Tai has refused to say if Taiwan will be included. But the person familiar with the situation did not include Taiwan in the list of the eight main countries.

As the administration edges closer to launching IPEF, it has been served a stark reminder of how not being fully engaged in the region can open the door to China.

Kurt Campbell, the top White House Asia official, and Daniel Kritenbrink, the top state department official for the region, last week visited the Solomon Islands. The pair travelled to the South Pacific nation after it signed a security pact with Beijing that some worry could lead to China building a naval base in the country, which has not had a US embassy since 1993.

“The Solomon Islands is probably a good example of how we are falling short in areas where the region needs help and the Chinese are filling that void,” says Haenle.

But Kritenbrink rejects suggestions that the US had not been engaged with the Solomon Islands, listing several examples such as the provision of more than 150,000 Covid-19 vaccines in recent months, and adding that economic links were “an important component” of US policy towards Pacific Island nations.

“The central pillar of our entire strategy and engagement with the Indo-Pacific is revitalising our ties with allies, partners and friends,” he says.

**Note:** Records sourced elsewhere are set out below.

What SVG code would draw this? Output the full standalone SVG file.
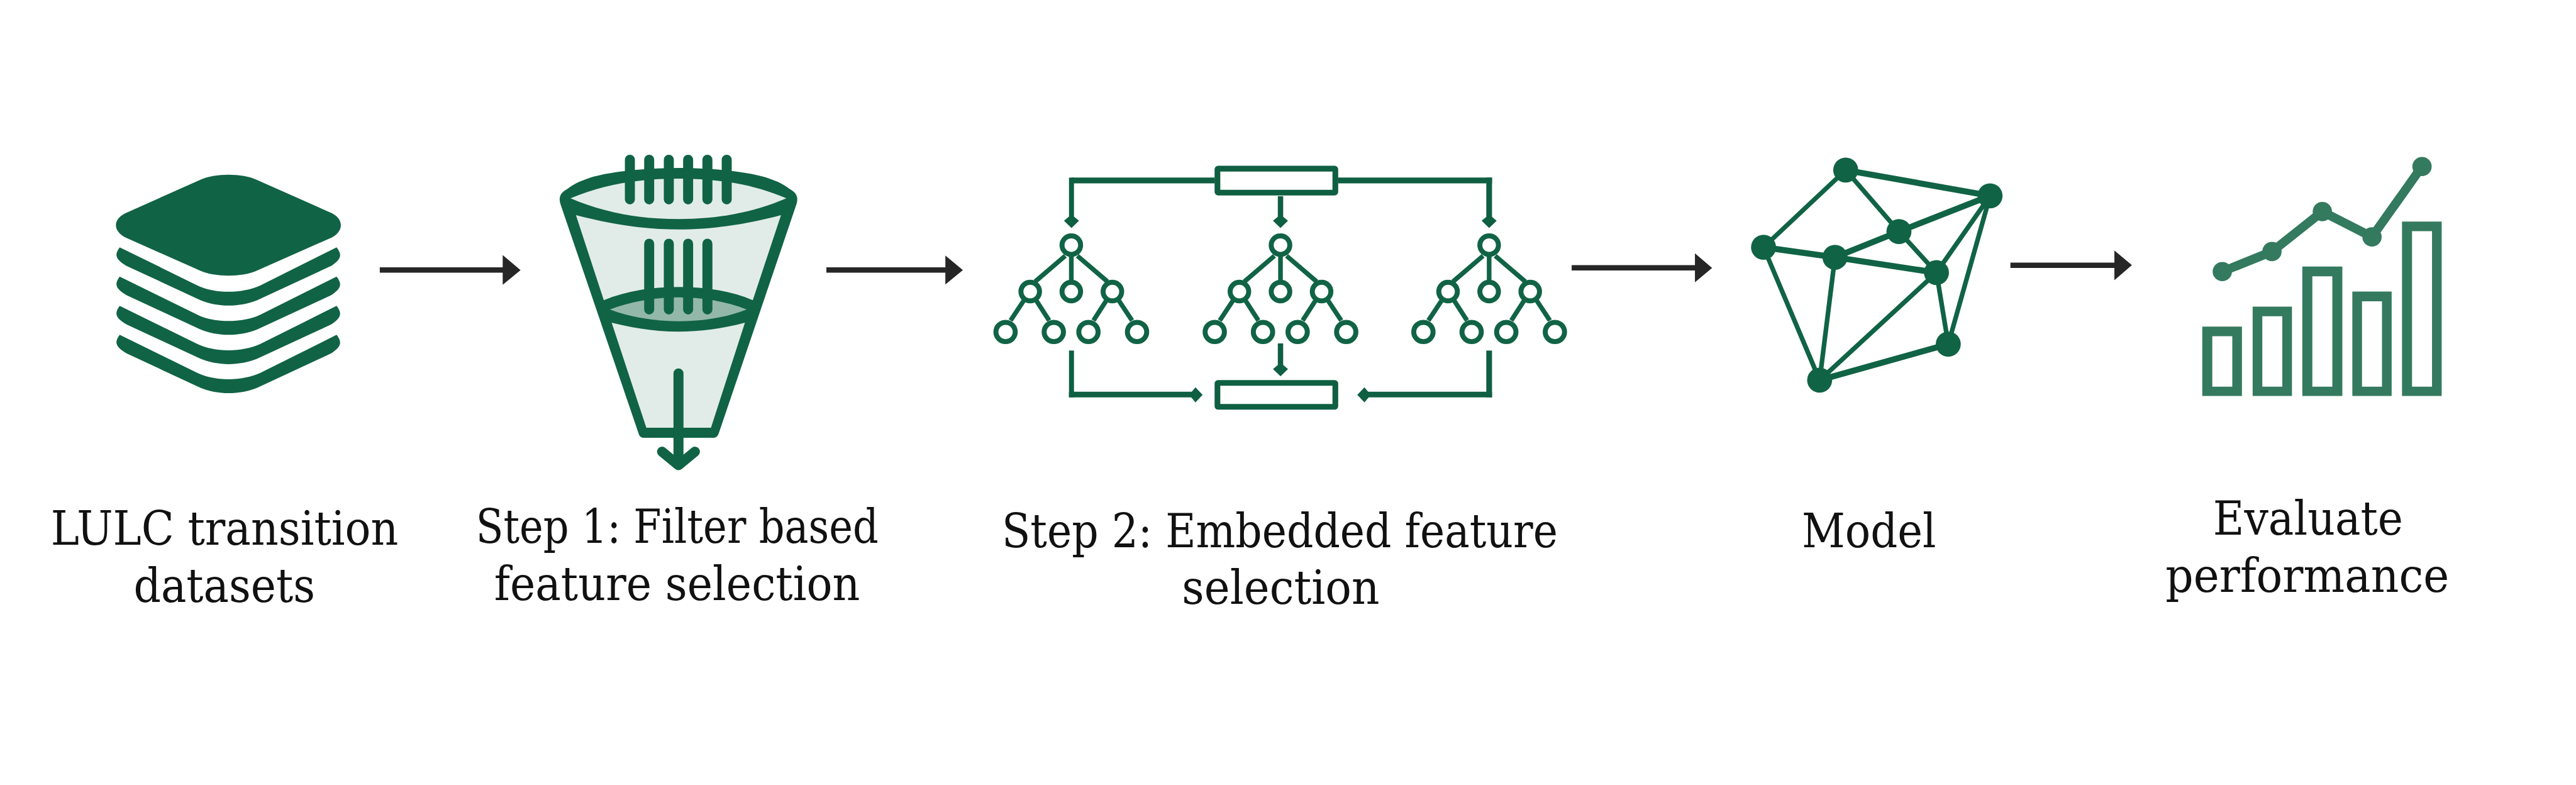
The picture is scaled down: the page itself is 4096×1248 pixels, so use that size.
<svg xmlns="http://www.w3.org/2000/svg" width="4096" height="1248" viewBox="0 0 4096 1248">
<style>
.g{fill:#116346}
.ln{fill:none;stroke:#116346;stroke-linecap:round;stroke-linejoin:round}
.bar{stroke-width:28}
.tline{stroke-width:13;stroke-linecap:butt}
.node{fill:#fff;stroke:#116346;stroke-width:14}
.rect{fill:#fff;stroke:#0f5f42;stroke-width:16}
.conn{fill:none;stroke:#0f5f42;stroke-linejoin:miter}
.edge{stroke:#116346;stroke-linecap:round}
.thin{stroke-width:13}
.thick{stroke-width:17}
.e{fill:#347a5f}
.ar{fill:#262626}
text{font-family:"DejaVu Serif","Liberation Serif",serif;font-size:130px;fill:#111;text-anchor:start}
</style>
<defs>
<path id="band" d="M335 692L553 799C600 822 678 822 728 799L942 692C958 712 956 725 927 744L720 840C670 860 610 860 561 840L354 744C322 725 320 712 335 692Z"/>
<path id="head" d="M-21 -20L-8 -31L8 -31L21 -20L0 0Z"/>
<g id="tree">
<g class="ln tline">
<path d="M0 711V790M-17 716L-101 788M17 716L101 788M-133 841L-170 897M-98 841L-62 897M98 841L62 897M133 841L170 897"/>
</g>
<circle class="node" cx="0" cy="686" r="26"/>
<circle class="node" cx="-115" cy="816" r="26"/>
<circle class="node" cx="0" cy="816" r="26"/>
<circle class="node" cx="115" cy="816" r="26"/>
<circle class="node" cx="-184" cy="929" r="27"/>
<circle class="node" cx="-49" cy="929" r="27"/>
<circle class="node" cx="48" cy="929" r="27"/>
<circle class="node" cx="184" cy="929" r="27"/>
</g>
</defs>
<rect width="4096" height="1248" fill="#fff"/>
<g transform="scale(0.5681)">
<g id="node-datasets">
<path class="g" d="M350 597L561 503C600 484 680 484 718 503L930 597C962 614 962 646 930 664L718 758C680 776 600 776 561 758L350 664C316 646 316 614 350 597Z"/>
<use href="#band" class="g"/>
<use href="#band" class="g" y="82"/>
<use href="#band" class="g" y="164"/>
<use href="#band" class="g" y="245"/>
<text x="142" y="1525" textLength="973" lengthAdjust="spacingAndGlyphs">LULC transition</text>
<text x="374" y="1685" textLength="508" lengthAdjust="spacingAndGlyphs">datasets</text>
</g>
<g id="node-filter">
<path class="g" d="M1569 572C1562 550 1570 538 1589 528C1610 512 1630 505 1653 497C1700 482 1800 470 1898 470C2000 470 2098 482 2145 497C2168 505 2188 512 2209 528C2228 538 2236 550 2229 572L2012 1212Q2008 1225 1998 1225L1800 1225Q1790 1225 1787 1212Z"/>
<path fill="#e1ece8" d="M1597 555C1690 515 1790 500 1899 500C2008 500 2108 515 2201 555C2108 595 2008 613 1899 613C1790 613 1690 595 1597 555Z"/>
<path fill="#e1ece8" d="M1612 602C1720 630 1810 642 1899 642C1990 642 2080 630 2186 602L2107 840C2050 815 1980 803 1899 803C1820 803 1750 815 1690 840Z"/>
<path fill="#93b8a9" d="M1707 866C1770 842 1840 832 1899 832C1960 832 2030 842 2090 866C2030 890 1960 899 1899 899C1840 899 1770 890 1707 866Z"/>
<path fill="#e1ece8" d="M1712 903C1780 920 1840 928 1899 928C1960 928 2020 920 2085 903L1990 1197H1809Z"/>
<path class="ln bar" d="M1763 447V558M1817 447V558M1872 447V558M1926 447V558M1980 447V558M2034 447V558M1817 682V866M1872 682V866M1926 682V866M1980 682V866"/>
<path class="ln bar" d="M1899 1045V1300M1853 1264L1899 1302L1945 1264"/>
<text x="1332" y="1520" textLength="1127" lengthAdjust="spacingAndGlyphs">Step 1: Filter based</text>
<text x="1383" y="1680" textLength="1024" lengthAdjust="spacingAndGlyphs">feature selection</text>
</g>
<g id="node-embedded">
<rect class="rect" x="3407.500" y="472" width="330" height="67" rx="2"/>
<rect class="rect" x="3407.500" y="1071.500" width="330" height="67" rx="2"/>
<use href="#tree" x="2998.500"/>
<use href="#tree" x="3584"/>
<use href="#tree" x="4168"/>
<text x="2804" y="1531" textLength="1556" lengthAdjust="spacingAndGlyphs">Step 2: Embedded feature</text>
<text x="3308" y="1690" textLength="553" lengthAdjust="spacingAndGlyphs">selection</text>
</g>
<g id="node-model">
<g class="edge">
<path class="thin" d="M5166 476L4936 692M5166 476L5315 648M5570 548L5420 763M5570 548L5453 963M5315 648L5420 763M4936 692L5093 1064M5136 720L5093 1064M5420 763L5093 1064M5420 763L5453 963"/>
<path class="thick" d="M5166 476L5570 548M5570 548L5315 648M5315 648L5136 720M4936 692L5136 720M5136 720L5420 763M5453 963L5093 1064"/>
</g>
<g class="g">
<circle cx="5166" cy="476" r="35"/><circle cx="5570" cy="548" r="35"/><circle cx="5315" cy="648" r="35"/><circle cx="4936" cy="692" r="35"/><circle cx="5136" cy="720" r="35"/><circle cx="5420" cy="763" r="35"/><circle cx="5453" cy="963" r="35"/><circle cx="5093" cy="1064" r="35"/>
</g>
<text x="5043" y="1531" textLength="376" lengthAdjust="spacingAndGlyphs">Model</text>
</g>
<g id="node-evaluate">
<path class="e" fill-rule="evenodd" d="M6164 914H6275V1108H6164ZM6192 941V1082H6248V941Z"/>
<path class="e" fill-rule="evenodd" d="M6305 858H6415V1108H6305ZM6332 885V1082H6388V885Z"/>
<path class="e" fill-rule="evenodd" d="M6444 746H6556V1108H6444ZM6472 773V1082H6528V773Z"/>
<path class="e" fill-rule="evenodd" d="M6584 816H6694V1108H6584ZM6611 843V1082H6667V843Z"/>
<path class="e" fill-rule="evenodd" d="M6723 620H6834V1108H6723ZM6751 647V1082H6807V647Z"/>
<path d="M6220 760L6359 704L6500 592L6639 663L6779 466" fill="none" stroke="#347a5f" stroke-width="25"/>
<g class="e"><circle cx="6220" cy="760" r="27"/><circle cx="6359" cy="704" r="27"/><circle cx="6500" cy="592" r="27"/><circle cx="6639" cy="663" r="27"/><circle cx="6779" cy="466" r="27"/></g>
<text x="6194" y="1496" textLength="532" lengthAdjust="spacingAndGlyphs">Evaluate</text>
<text x="6061" y="1656" textLength="794" lengthAdjust="spacingAndGlyphs">performance</text>
</g>
<g id="connectors">
<path class="conn" stroke-width="16" d="M3400 505H2999"/>
<path class="conn" stroke-width="14" d="M2999 497V612"/>
<path class="conn" stroke-width="16" d="M3745 505H4176"/>
<path class="conn" stroke-width="16" d="M4168 497V612"/>
<path class="conn" stroke-width="15" d="M3584 549V612"/>
<path class="conn" stroke-width="14" d="M2999 981V1112"/>
<path class="conn" stroke-width="16" d="M2992 1104H3340"/>
<path class="conn" stroke-width="16" d="M4168 981V1112"/>
<path class="conn" stroke-width="16" d="M4176 1104H3828"/>
<path class="conn" stroke-width="15" d="M3584 961V1030"/>
<g fill="#0f5f42">
<use href="#head" transform="translate(2999 638)"/>
<use href="#head" transform="translate(3584 638)"/>
<use href="#head" transform="translate(4168 638)"/>
<use href="#head" transform="translate(3584 1053)"/>
<use href="#head" transform="translate(3366 1105) rotate(-90)"/>
<use href="#head" transform="translate(3799 1105) rotate(90)"/>
</g>
<g class="ar">
<path d="M1063 748H1407V714L1457 756L1407 797V763H1063Z"/>
<path d="M2313 748H2646V715L2695 756L2646 796V763H2313Z"/>
<path d="M4399 742H4744V709L4792 750L4744 790V757H4399Z"/>
<path d="M5627 735H5918V701L5967 742L5918 784V750H5627Z"/>
</g>
</g>
</g>
</svg>
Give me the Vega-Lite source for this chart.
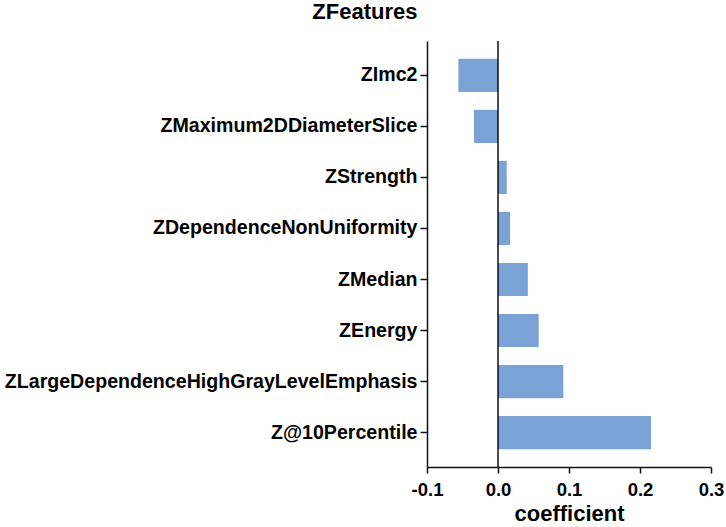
{
  "$schema": "https://vega.github.io/schema/vega-lite/v6.json",
  "width": 284,
  "height": 426,
  "autosize": {"type": "none"},
  "padding": {"left": 427, "top": 41, "right": 15, "bottom": 60},
  "background": "white",
  "config": {
    "view": {"stroke": null},
    "font": "Liberation Sans",
    "axis": {
      "grid": false,
      "domainColor": "#111111",
      "domainWidth": 1.5,
      "tickColor": "#111111",
      "tickWidth": 1.5,
      "labelColor": "#000000",
      "titleColor": "#000000",
      "labelFont": "Liberation Sans",
      "titleFont": "Liberation Sans",
      "labelFontWeight": "bold",
      "titleFontWeight": "bold"
    }
  },
  "layer": [
    {
      "data": {
        "values": [
          {"feature": "ZImc2", "coefficient": -0.0558},
          {"feature": "ZMaximum2DDiameterSlice", "coefficient": -0.0338},
          {"feature": "ZStrength", "coefficient": 0.0123},
          {"feature": "ZDependenceNonUniformity", "coefficient": 0.0170},
          {"feature": "ZMedian", "coefficient": 0.0420},
          {"feature": "ZEnergy", "coefficient": 0.0573},
          {"feature": "ZLargeDependenceHighGrayLevelEmphasis", "coefficient": 0.0920},
          {"feature": "Z@10Percentile", "coefficient": 0.2155}
        ]
      },
      "mark": {"type": "bar", "color": "#7ba2d5"},
      "encoding": {
        "y": {
          "field": "feature",
          "type": "nominal",
          "sort": null,
          "scale": {"paddingInner": 0.35, "paddingOuter": 0.35},
          "axis": {
            "title": "ZFeatures",
            "titleAngle": 0,
            "titleAlign": "right",
            "titleBaseline": "alphabetic",
            "titleX": -10,
            "titleY": -23,
            "titleFontSize": 22,
            "labelFontSize": 19.6,
            "tickSize": 7,
            "labelPadding": 3,
            "labelLimit": 600
          }
        },
        "x": {
          "field": "coefficient",
          "type": "quantitative",
          "scale": {"domain": [-0.1, 0.3], "nice": false, "zero": false},
          "axis": {
            "title": "coefficient",
            "values": [-0.1, 0, 0.1, 0.2, 0.3],
            "labelExpr": "replace(format(datum.value, '.1f'), '\u2212', '-')",
            "labelFontSize": 18.5,
            "titleFontSize": 22,
            "tickSize": 6,
            "labelPadding": 7,
            "titlePadding": 5,
            "labelFlush": false,
            "labelOverlap": false
          }
        }
      }
    },
    {
      "data": {"values": [{"zero": 0}]},
      "mark": {"type": "rule", "color": "#000000", "strokeWidth": 1.4},
      "encoding": {
        "x": {"field": "zero", "type": "quantitative"}
      }
    }
  ]
}
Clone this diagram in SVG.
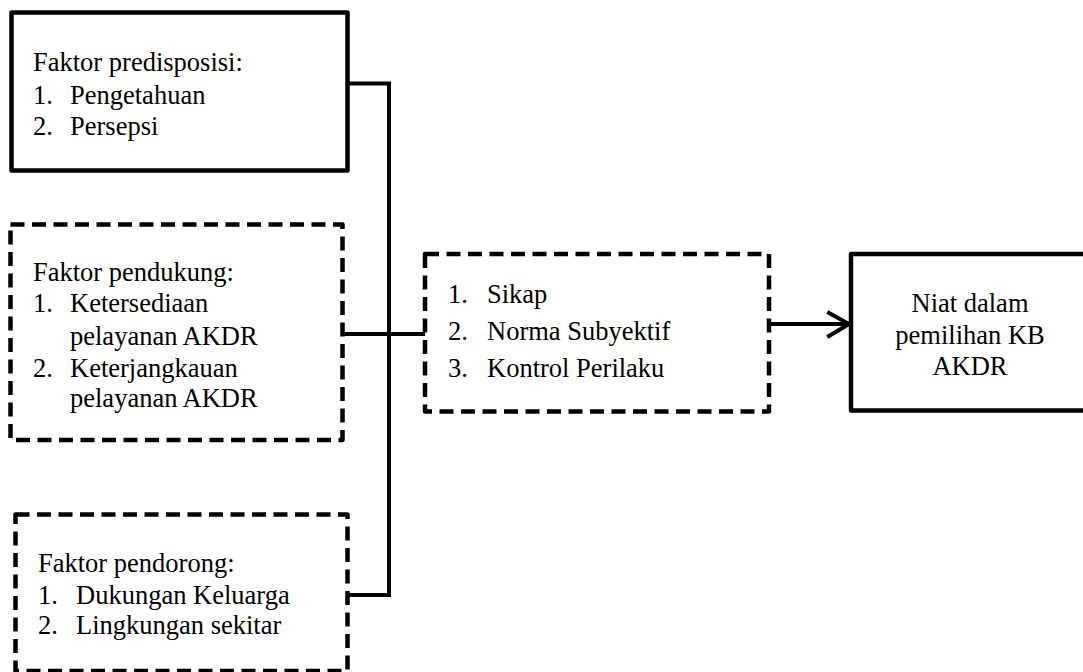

Greitens applauds the new focus on economic issues, but believes it is insufficient. “IPEF is welcome but there are a lot of unanswered questions, and frankly it’s unlikely to be enough to resolve some of the big concerns,” she says. Cutler adds that the administration should have already unveiled the framework, saying, “the fact that the initiative hasn’t been launched yet diminishes the credibly of the administration”.

A second US official, who says the White House hopes to finalise IPEF by mid-June, stresses that the administration is trying to find a pragmatic approach that will help both the US middle class — which has been one of the key mantras of the Biden administration — and countries in the region.

“It’s taking a different form than the cookie cutter free trade agreement and so . . . it’s taken a little while,” she explains.